Concerning the 243/2012 Law against Violence and Political Harassment on Women, all respondents inquired stated that the women’s social organization ACOBOL was the key actor both in the drafting of the law and the campaign for its approval. Specialized literature (Krook, Mona Lena and Juliana Restrepo Sanín. 2016. “Gender and Political Violence in Latin America. Concepts, Debates and Solutions”, Política y Gobierno 23 (1): 125-157.Krook and Restrepo Sanín, 2016) has also highlighted the role of ACOBOL in the drafting of the 243 Law, while a former minister who was interviewed for the present research pointed out that the NGO Women’s Coordination also lobbied for the passing of the norm (Interview 1). ACOBOL elaborated a first draft law on VAWP in 2001, and it submitted it to the Bolivian Parliament, but the draft was discussed in Parliament for the first time in 2006, when MAS won the majority. According to the account provided by one Women’s Coordination activist, ACOBOL led a Committee for the Law on Political Violence, in which councilwomen and MPs took part (Interview 14). This corresponds to Meyer’s form of institutionalization consisting in offering of platforms to express the movements’ demands. In short, the 243 Law was mostly a consequence of the campaigning of the social organization ACOBOL, but it was supported by several feminist NGOs. The symbiotic relation between both kinds of actors —which had traditionally kept rather conflictual relations— was described in the following terms by one gender consultant who used to work for the deputy ministry of equality of opportunities: “The NGOs contributed to the elaboration of gender equality policies with money, the social organizations contributed with political legitimacy” (Interview 21).

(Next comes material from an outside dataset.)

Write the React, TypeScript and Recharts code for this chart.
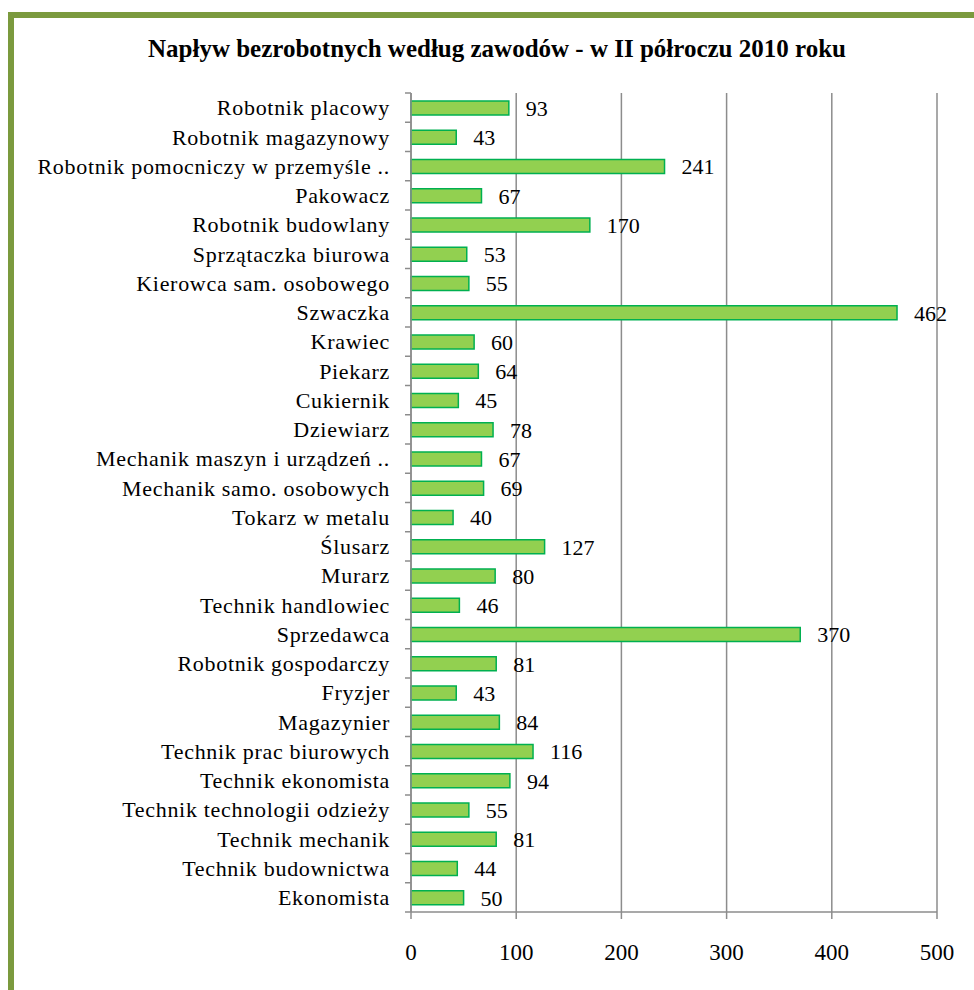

Feminist NGOs | Women’s social organizations | |
---|---|---|
2009 Constitution | Participation in the alliance “Women Present in History” to elaborate proposals on gender equality for the Constitution (interview, feminist activist and former MP). | Participation in the alliance ‘Women Present in History’ to elaborate proposals on gender equality for the Constitution (interview, feminist activist and former MP). |
348 Law and 2145 Supreme Decree |
|
|
243 Law and 2935 Supreme Decree | The Women’s Coordination pushed to pass the law (interview, former minister). |
|
Source: prepared by the author.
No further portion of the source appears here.